One example is HSBC, the international banking giant. In December 2004, in an effort to counteract the damage that the company is doing to the environment, it became the first bank to commit to becoming ‘carbon neutral’.
HSBC’s approach is three-pronged: to source power only from ‘green’ (renewable energy) suppliers; to offset the remaining emissions in a bid for ‘carbon neutrality’; and to manage and reduce emissions, with a target to cut carbon emissions by 5% by 2007.
The first two prongs are the easiest, since it is effectively a financial decision. HSBC sources all of its power in the UK, Luxembourg and Australia from green suppliers. This means for each kilowatt it takes from the national grid, it will feed a kilowatt back in from green sources. In the second prong HSBC invests in schemes, such as wind turbine projects, that can ‘neutralise’ its carbon emissions (other companies also buy carbon credits to offset their use of carbon).
But the third prong – reducing energy use – is the most difficult. HSBC has introduced a number of measures in an attempt to cut its consumption of energy. “Most of the savings will be achieved by the introduction of new efficient technologies during upgrades to the bank’s 700-strong property portfolio, and improvements to individual maintenance and management programmes,” says Nhan Chiem, manager of corporate communications at HSBC.
But what of the vast amount of energy that is used to fuel the bank’s IT systems? Chiem says that HSBC’s three data centres in the UK account for only 20% of the bank’s overall energy bill. That figure will seem very low to many – but, in any case, it is certain to increase. IT’s use of power is rising in all sectors, and in the heavily regulated and automated banking sector, demand for more storage and processing is growing strongly. As HSBC makes energy savings elsewhere, that percentage can only go up.
Chiem admitted that HSBC is looking at renewable energy technology for data centres – but that is still remote.

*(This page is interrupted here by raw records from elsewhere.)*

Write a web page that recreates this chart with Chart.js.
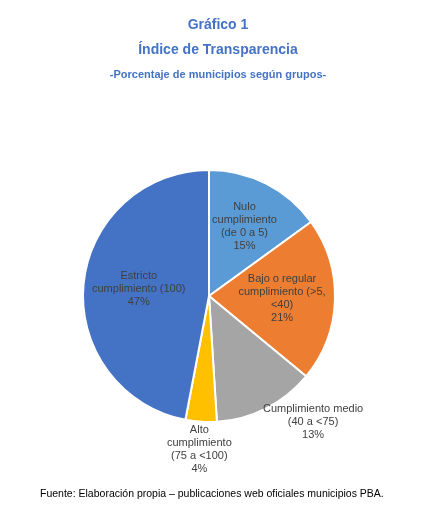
<!DOCTYPE html>
<html lang="es">
<head>
<meta charset="UTF-8">
<script src="https://cdn.jsdelivr.net/npm/chart.js"></script>
<style>
  body { margin: 0; background: #fff; font-family: 'Liberation Sans', Arial, sans-serif; }
  #wrap { position: relative; width: 436px; height: 515px; }
  canvas { position: absolute; left: 0; top: 0; }
  .t { position: absolute; left: 0; width: 436px; text-align: center; color: #4472C4; font-weight: bold; }
  #foot { position: absolute; left: 40px; top: 487px; font-size: 10.5px; color: #000; }
</style>
</head>
<body>
<div id="wrap">
  <canvas id="pie" width="436" height="515"></canvas>
  <div class="t" style="top:16px;font-size:14px;">Gráfico 1</div>
  <div class="t" style="top:41px;font-size:14px;">Índice de Transparencia</div>
  <div class="t" style="top:68px;font-size:11px;">-Porcentaje de municipios según grupos-</div>
  <div id="foot">Fuente: Elaboración propia – publicaciones web oficiales municipios PBA.</div>
</div>
<script>
const categories = [
  ['Nulo', 'cumplimiento', '(de 0 a 5)'],
  ['Bajo o regular', 'cumplimiento (>5,', '<40)'],
  ['Cumplimiento medio', '(40 a <75)'],
  ['Alto', 'cumplimiento', '(75 a <100)'],
  ['Estricto', 'cumplimiento (100)']
];
const values = [15, 21, 13, 4, 47];
const colors = ['#5B9BD5', '#ED7D31', '#A5A5A5', '#FFC000', '#4472C4'];
// label radius as fraction of the pie radius (>1 = outside)
const labelRadius = [0.62, 0.58, 1.12, 1.22, 0.56];
const labelShift = [[0, 0], [0, 0], [40, 0], [0, 0], [0, 0]];

const labelPlugin = {
  id: 'sliceLabels',
  afterDatasetsDraw(chart) {
    const ctx = chart.ctx;
    const meta = chart.getDatasetMeta(0);
    ctx.save();
    ctx.font = '11px "Liberation Sans", Arial, sans-serif';
    ctx.fillStyle = '#404040';
    ctx.textAlign = 'center';
    ctx.textBaseline = 'middle';
    meta.data.forEach((arc, i) => {
      const p = arc.getProps(['x', 'y', 'startAngle', 'endAngle', 'outerRadius'], true);
      const a = (p.startAngle + p.endAngle) / 2;
      const r = p.outerRadius * labelRadius[i];
      const cx = p.x + Math.cos(a) * r + labelShift[i][0];
      const cy = p.y + Math.sin(a) * r + labelShift[i][1];
      const lines = categories[i].concat([values[i] + '%']);
      const lh = 13;
      const y0 = cy - (lines.length - 1) * lh / 2;
      lines.forEach((l, k) => ctx.fillText(l, cx, y0 + k * lh));
    });
    ctx.restore();
  }
};

new Chart(document.getElementById('pie'), {
  type: 'pie',
  data: {
    labels: categories.map(c => c.join(' ')),
    datasets: [{ data: values, backgroundColor: colors, borderColor: '#fff', borderWidth: 2 }]
  },
  options: {
    responsive: false,
    animation: false,
    layout: { padding: { top: 168, bottom: 91, left: 82, right: 100 } },
    plugins: { legend: { display: false }, tooltip: { enabled: false } }
  },
  plugins: [labelPlugin]
});
</script>
</body>
</html>
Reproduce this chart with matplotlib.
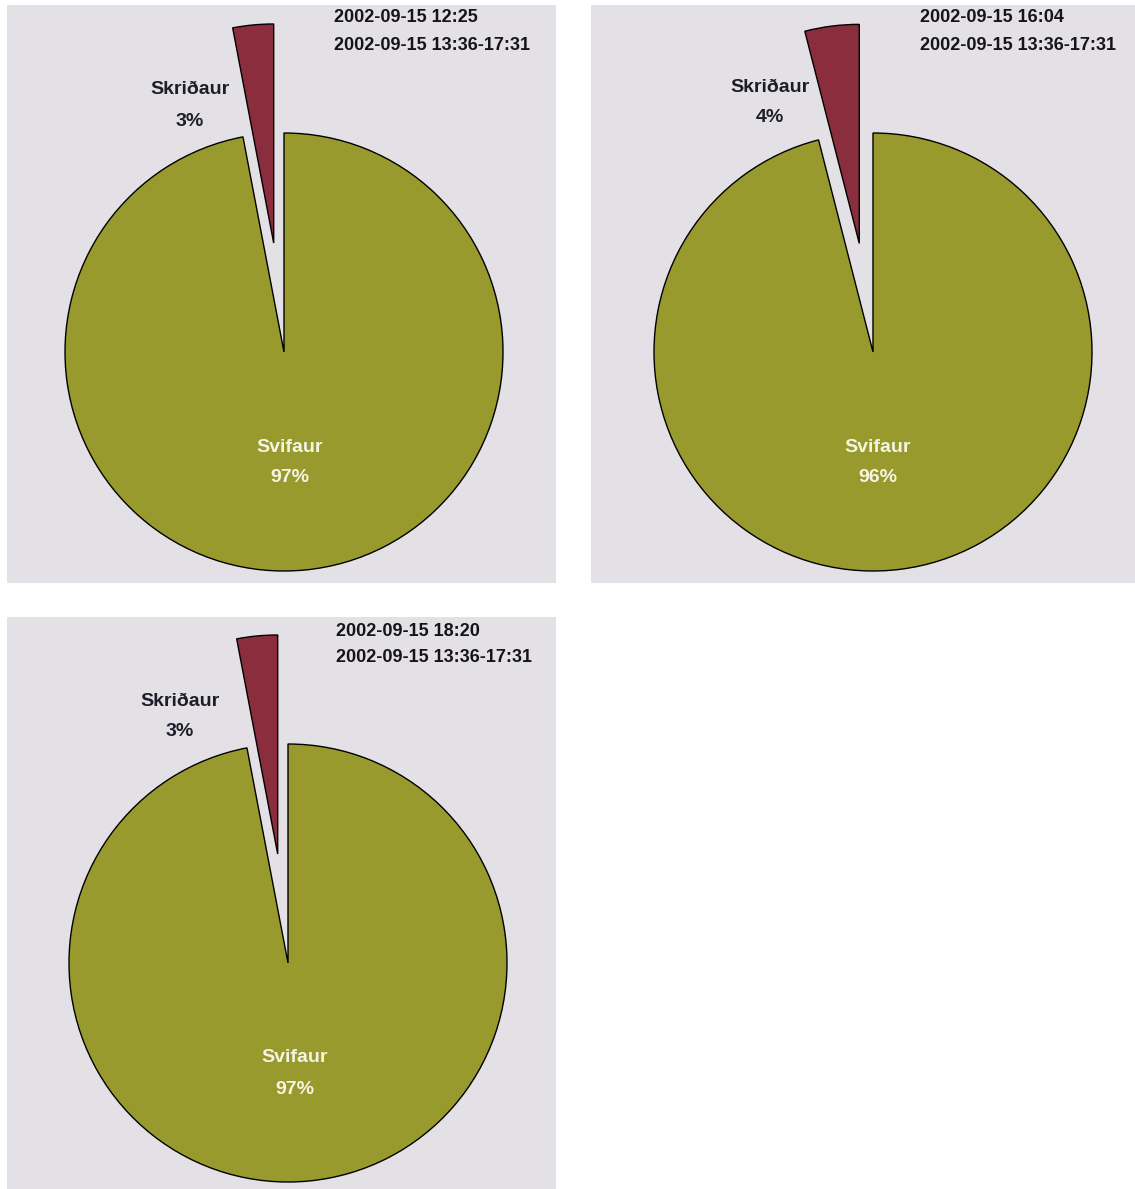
import matplotlib
matplotlib.use("Agg")
import matplotlib.pyplot as plt

# data
times = ['2002-09-15 12:25', '2002-09-15 16:04', '2002-09-15 18:20']
period = '2002-09-15 13:36-17:31'
categories = ['Svifaur', 'Skriðaur']
svifaur = [97, 96, 97]
skridaur = [3, 4, 3]

plt.rcParams['font.family'] = ['Liberation Sans', 'DejaVu Sans']

W, H = 1135, 1189
R = 219.0   # pie radius in px

bg = '#e3e0e6'
green = '#999a2e'
red = '#8a2d3d'

# panel boxes (px, top-left origin) and pie centre
panels = [
    dict(box=(7, 556, 5, 583), c=(284, 352),
         lab=(190, 90, 121), date=(334, 18, 45), main=(290, 447, 478)),
    dict(box=(591, 1135, 5, 583), c=(873, 352),
         lab=(770, 87, 117), date=(920, 18, 45), main=(878, 447, 478)),
    dict(box=(7, 556, 617, 1189), c=(288, 963),
         lab=(180, 701, 731), date=(336, 632, 658), main=(295, 1057, 1089)),
]

fig = plt.figure(figsize=(W/100, H/100), dpi=100)
fig.patch.set_facecolor('white')

for i, p in enumerate(panels):
    x0, x1, y0, y1 = p['box']
    cx, cy = p['c']
    ax = fig.add_axes([x0/W, 1 - y1/H, (x1-x0)/W, (y1-y0)/H])

    def d(px, py):
        return (px - cx)/R, (cy - py)/R

    vals = [svifaur[i], skridaur[i]]
    ax.pie(vals, explode=(0, 0.5), colors=[green, red], startangle=90,
           counterclock=False, radius=1,
           wedgeprops=dict(edgecolor='black', linewidth=1.0))
    ax.set_aspect('auto')
    ax.set_xlim((x0-cx)/R, (x1-cx)/R)
    ax.set_ylim((cy-y1)/R, (cy-y0)/R)
    ax.set_frame_on(True)
    ax.set_facecolor(bg)
    ax.set_xticks([]); ax.set_yticks([])
    for s in ax.spines.values():
        s.set_visible(False)

    lx, ly1, ly2 = p['lab']
    ax.text(*d(lx, ly1), categories[1], ha='center', va='center',
            fontsize=14, fontweight='bold', color='#1e1e2a')
    ax.text(*d(lx, ly2), f"{skridaur[i]}%", ha='center', va='center',
            fontsize=14, fontweight='bold', color='#1e1e2a')

    mx, my1, my2 = p['main']
    ax.text(*d(mx, my1), categories[0], ha='center', va='center',
            fontsize=14, fontweight='bold', color='#f6f4e2')
    ax.text(*d(mx, my2), f"{svifaur[i]}%", ha='center', va='center',
            fontsize=14, fontweight='bold', color='#f6f4e2')

    tx, ty1, ty2 = p['date']
    ax.text(*d(tx, ty1), times[i], ha='left', va='center',
            fontsize=13, fontweight='bold', color='#151515')
    ax.text(*d(tx, ty2), period, ha='left', va='center',
            fontsize=13, fontweight='bold', color='#151515')

plt.savefig('out.png', dpi=100)
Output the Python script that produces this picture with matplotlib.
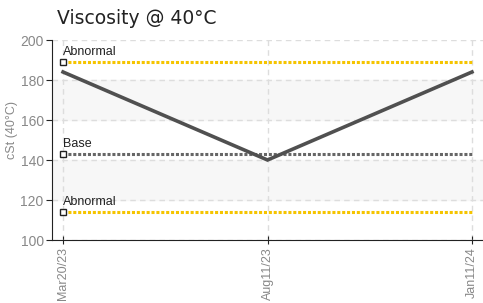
import matplotlib
matplotlib.use("Agg")
import matplotlib.pyplot as plt

dates = ["Mar20/23", "Aug11/23", "Jan11/24"]
viscosity = [184, 140, 184]
abnormal_high = 189
base = 143
abnormal_low = 114
bands = [(160, 180), (120, 140)]

cond = "Liberation Sans"

fig = plt.figure(figsize=(4.83, 3.03), dpi=100)
ax = fig.add_axes([52/483, 1-240/303, 1-52/483, 200/303])

x = list(range(len(dates)))
ax.set_xlim(-0.054, 2.054)
ax.set_ylim(100, 200)

for lo, hi in bands:
    ax.axhspan(lo, hi, color="#f7f7f7", zorder=0)

ax.grid(True, color="#dddddd", linestyle=(0, (4, 3)), linewidth=1)
ax.set_axisbelow(True)

# reference lines
for val, col, lab in [(abnormal_high, "#f5c400", "Abnormal"),
                      (base, "#666666", "Base"),
                      (abnormal_low, "#f5c400", "Abnormal")]:
    ax.plot([x[0], x[-1]], [val, val], color=col, linestyle=(0, (1, 0.6)),
            linewidth=2.2, zorder=2)
    ax.plot([x[0]], [val], marker="s", markersize=4.5, markerfacecolor="white",
            markeredgecolor="#222222", markeredgewidth=1, zorder=4)
    ax.text(x[0], val + 1.8, lab, fontsize=9, family=cond, color="#222222",
            ha="left", va="bottom", zorder=5)

ax.plot(x, viscosity, color="#505050", linewidth=2.6, zorder=3,
        solid_joinstyle="miter")

ax.set_xticks(x)
ax.set_xticklabels(dates, rotation=90, family=cond, fontsize=9, color="#888888")
ax.set_yticks([100, 120, 140, 160, 180, 200])
ax.tick_params(axis="y", labelsize=10, labelcolor="#888888", length=4,
               color="#222222", pad=2)
ax.tick_params(axis="x", direction="inout", length=6, color="#222222", pad=2)
for t in ax.get_yticklabels():
    t.set_family(cond)

ax.set_ylabel("cSt (40°C)", family=cond, fontsize=9, color="#888888")
ax.yaxis.set_label_coords(-(52 - 18) / (483 - 52), 0.55)

for s in ["top", "right"]:
    ax.spines[s].set_visible(False)
ax.spines["left"].set_color("#222222")
ax.spines["bottom"].set_color("#222222")

fig.text(57/483, 1-18/303, "Viscosity @ 40°C", fontsize=13.5, color="#222222",
         ha="left", va="center")

fig.savefig("out.png", dpi=100)
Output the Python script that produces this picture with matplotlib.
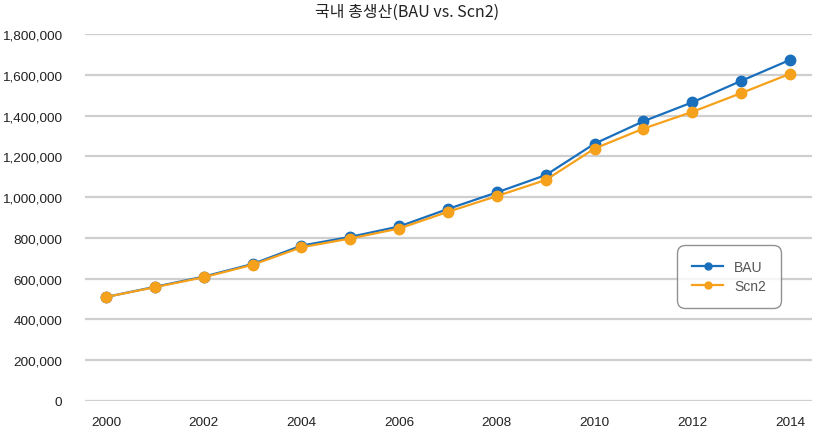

Another global company trying to control its carbon output is Swiss Re. In 2003, the reinsurance giant initiated a 10 year programme combining internal emissions reduction measures with an investment in the World Bank Community Development Carbon Fund (CDCF). The CDCF finances projects in the developing world in exchange for carbon trading credits.
At the time of implementation, Swiss Re estimated that the company emitted 47,000 tonnes of CO2 per annum with emissions being split between electricity (48%), combustion of heating fuels (13%) and business travel (43%). But to date, IT’s use of electricity has not been broken out.
Printing manufacturer Ricoh is another company seemingly taking environmental issues seriously. While Ricoh is now recognised as being carbon neutral, it is also unable to calculate separate figures for IT energy use, said a Ricoh spokesperson. Ricoh currently offsets over 730 tonnes of CO2 with forestry projects in Carrifran, Scotland and two Scottish Biomass projects.
However, some environmentalists argue that these carbon neutral schemes are missing the point. “In the long-term it is not a solution. It is ultimately about reducing energy consumption,” says Craig Bennett, head of the Corporate Accountability Campaign at Friends of the Earth.
He is equally wary about offsetting carbon emissions through forestation projects. “It is counter-productive to offset activities by planting trees,” he says. “Plantation is not of ecological value. We don’t know what is being planted, how long it will be there for, or its effect on the local community. These projects will only work as a carbon offset if you can guarantee that they will be there forever, which of course you cannot.”
But Bennett does praise HSBC for its sourcing its energy from green suppliers. “This only serves to highlight that it is perfectly possible. And it extends beyond banks and the FTSE 350. All companies that are using data centres should be doing the same.”